Table 3. The wingtip deflection and wingtip angle, and the deflection angle α of deformation test and 3D finite element simulation.

Time	The Wing Tip Deflection in Experiment	The Wing Tip Deflection in Simulation	The Deflection Angle α in Experiment	The Deflection Angle α in Simulation
0 s	14 mm	14.8 mm	0°	0°
6.5 s	307 mm	308 mm	15°	15°
15 s	14 mm	14.8 mm	0°	0°
20 s	294 mm	294 mm	−15°	−15°
25 s	14 mm	14.8 mm	0°	0°

. It is obvious that the test and simulation results basically match.

During the test, the situation of the trailing edge was monitored and the deformation of the trailing edge was compared with the finite element analysis results in real time.

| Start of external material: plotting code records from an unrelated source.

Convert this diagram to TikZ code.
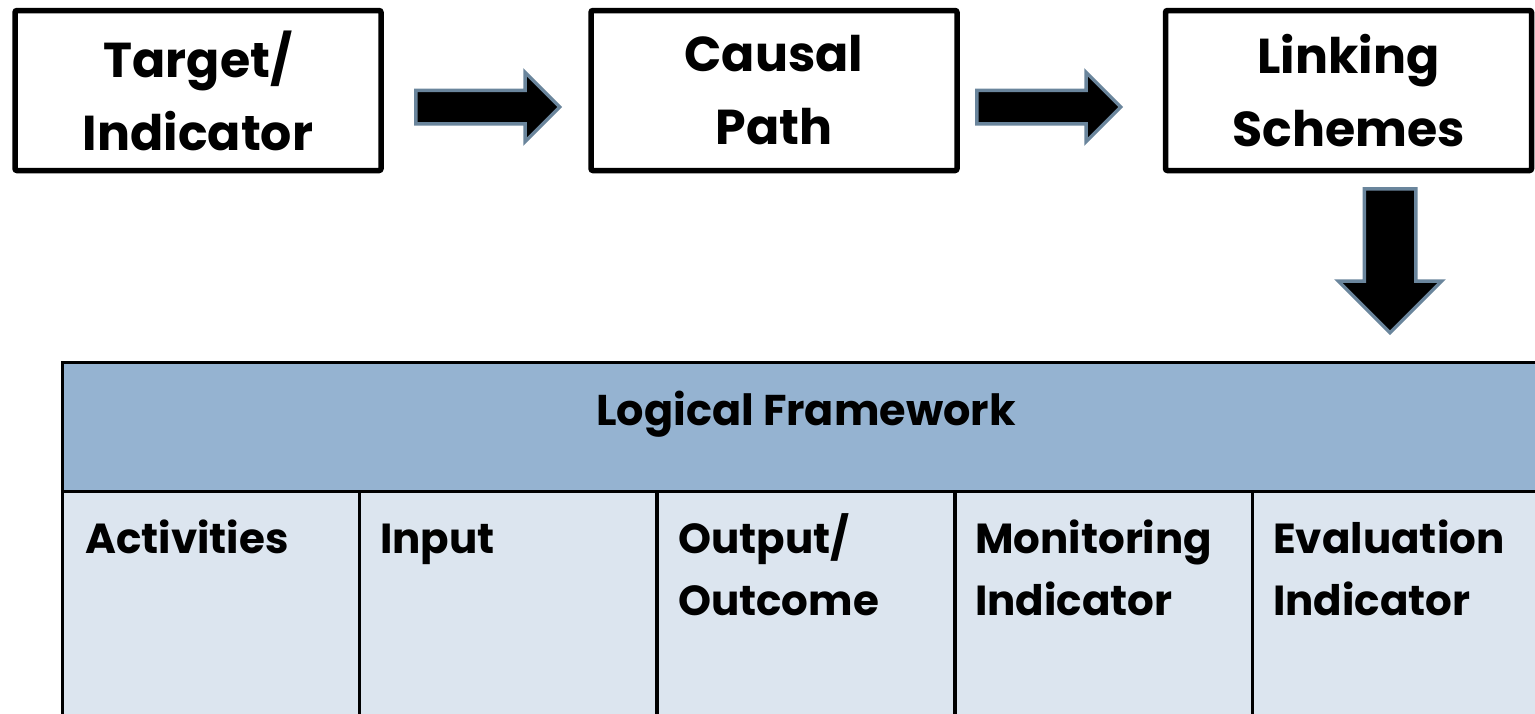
\documentclass[tikz,border=0pt]{standalone}
\usepackage{fontspec}
\setmainfont{Poppins}
\usetikzlibrary{shapes.arrows}

\definecolor{arrowedge}{RGB}{106,133,156}
\definecolor{headblue}{RGB}{149,179,209}
\definecolor{cellblue}{RGB}{220,229,239}

\tikzset{
  stagebox/.style={draw=black, line width=5.5pt, rounded corners=2pt, minimum width=366pt, minimum height=160pt,
    align=center, font=\fontsize{49}{73}\selectfont\bfseries},
  blockarrow/.style={single arrow, fill=black, draw=arrowedge, line width=3.5pt, inner sep=0pt, anchor=tail,
    text height=30pt, text depth=0pt, single arrow head extend=18pt, minimum height=144pt},
  celltext/.style={anchor=north west, align=left, inner sep=0pt,
    font=\fontsize{42}{62}\selectfont\bfseries}
}

\begin{document}
\begin{tikzpicture}[x=1pt,y=-1pt]
        \useasboundingbox (0,0) rectangle (1535,713);
        \clip (0,0) rectangle (1535,713);

        % top row
        \node[stagebox] (target) at (198,90.5) {Target/\\Indicator};
        \node[stagebox] (causal) at (774,90.5) {Causal\\Path};
        \node[stagebox] (linking) at (1348.5,90.5) {Linking\\Schemes};

        \node[blockarrow] (arr1) at (414,107) {};
        \node[blockarrow] (arr2) at (975,107) {};
        \node[blockarrow, text height=48pt, single arrow head extend=26pt, rotate=-90] (arr3) at (1390,187) {};

        % logical framework table
        \filldraw[fill=headblue, draw=black, line width=3pt] (62,362) rectangle (1550,491);
        \foreach \x in {62,359,657,955,1252}
            \filldraw[fill=cellblue, draw=black, line width=3pt] (\x,491) rectangle ++(297.5,260);

        \node[anchor=base, inner sep=0pt, font=\fontsize{43}{62}\selectfont\bfseries] (frame) at (806,425) {Logical Framework};

        \node[celltext] (act) at (85,510) {\strut Activities};
        \node[celltext] (inp) at (380,510) {\strut Input};
        \node[celltext] (out) at (678,510) {\strut Output/\\Outcome};
        \node[celltext] (mon) at (975,510) {\strut Monitoring\\Indicator};
        \node[celltext] (eva) at (1273,510) {\strut Evaluation\\Indicator};
\end{tikzpicture}
\end{document}
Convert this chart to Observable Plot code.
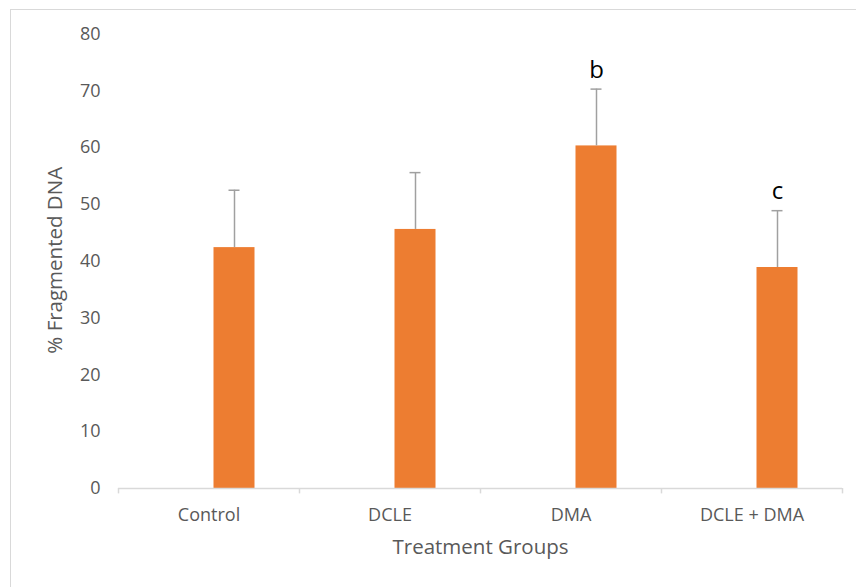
<!DOCTYPE html>
<html>
<head>
<meta charset="utf-8">
<script src="https://cdn.jsdelivr.net/npm/d3@7"></script>
<script src="https://cdn.jsdelivr.net/npm/@observablehq/plot@0.6"></script>
<style>
  html, body { margin: 0; padding: 0; background: #fff; }
  #wrap { position: relative; width: 856px; height: 587px; overflow: hidden; }
  #frame { position: absolute; left: 10px; top: 9px; width: 900px; height: 700px; border: 1.5px solid #d9d9d9; box-sizing: border-box; }
  #chart { position: absolute; left: 0; top: 0; }
</style>
</head>
<body>
<div id="wrap"><div id="frame"></div><div id="chart"></div></div>
<script>
const categories = ["Control", "DCLE", "DMA", "DCLE + DMA"];
const means = [42.4, 45.6, 60.3, 38.9];
const errors = [10.1, 10.0, 10.0, 10.0];
const letters = ["", "", "b", "c"];
const yTicks = [0, 10, 20, 30, 40, 50, 60, 70, 80];
const yLabel = "% Fragmented DNA";
const xLabel = "Treatment Groups";

const data = categories.map((c, i) => ({cat: c, mean: means[i], upper: means[i] + errors[i], letter: letters[i]}));

const font = "'Open Sans', sans-serif";
const offset = 25.5;
const half = 90.5;

const chart = Plot.plot({
  width: 856,
  height: 587,
  marginLeft: 118,
  marginRight: 14,
  marginTop: 33.5,
  marginBottom: 99,
  style: {fontFamily: font, background: "transparent", overflow: "visible"},
  x: {domain: categories, padding: 0, axis: null},
  y: {domain: [0, 80], axis: null},
  marks: [
    Plot.barY(data, {x: "cat", y: "mean", fill: "#ed7d31", insetLeft: 70, insetRight: 70, dx: offset}),
    Plot.ruleX(data, {x: "cat", y1: "mean", y2: "upper", stroke: "#a0a0a0", strokeWidth: 1.5, dx: offset}),
    Plot.tickY(data, {x: "cat", y: "upper", stroke: "#a0a0a0", strokeWidth: 1.5, insetLeft: 85, insetRight: 85, dx: offset}),
    Plot.text(data, {x: "cat", y: "upper", text: "letter", dx: offset, dy: -19, fontSize: 24, fill: "#000", fontFamily: font}),
    Plot.ruleY([0], {stroke: "#d9d9d9", strokeWidth: 1.5}),
    Plot.ruleX(categories, {x: d => d, y1: 0, y2: -0.95, stroke: "#d9d9d9", strokeWidth: 1.5, dx: -half}),
    Plot.ruleX([categories[categories.length - 1]], {x: d => d, y1: 0, y2: -0.95, stroke: "#d9d9d9", strokeWidth: 1.5, dx: half}),
    Plot.axisY({ticks: yTicks, tickSize: 0, tickPadding: 18, label: null, fontSize: 18, color: "#595959", tickFormat: d => d}),
    Plot.axisX({tickSize: 0, tickPadding: 20, label: null, fontSize: 18, color: "#595959"}),
    Plot.text([xLabel], {frameAnchor: "bottom", dy: 65, fontSize: 20.5, fill: "#595959", fontFamily: font}),
    Plot.text([yLabel], {frameAnchor: "left", textAnchor: "middle", dx: -63, dy: -1, rotate: -90, fontSize: 20.5, fill: "#595959", fontFamily: font})
  ]
});
document.getElementById("chart").appendChild(chart);
</script>
</body>
</html>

Figure 14 shows the static load test result of the trailing edge under a 0.015 MPa aerodynamic load. The displacement of the wingtip is 14.9 mm measured by the loading test, and the displacement of the wingtip is 14.2 mm measured by the simulation. The test results show that the trailing edge can bear the aerodynamic load of 0.015 MPa, which is consistent with the finite element analysis results.

5. Conclusions

In this paper, a seamless surface morphing trailing edge with flexible skin is designed, and parametric analysis and finite element calculation are conducted. Finally, a prototype is designed and deformation and load tests are performed. The main achievements of this paper include:

• A seamless camber morphing trailing edge with flexible skin is designed based on the local deformation principle;
• The position and size of key structures are determined by parametric analysis and verified by finite element analysis of a 3D model;
• A prototype is designed and manufactured, and a deformation test and load test are conducted. The test results show that the prototype can achieve 15° deflection and bear a 0.015 MPa aerodynamic load.

Further studies are planned to reduce the structural weight and driving force; and follow up to enhance the technical maturity of this programme with the aim of achieving flight experiments. This work will be helpful for the design and application of the morphing trailing edge and more related work in the future.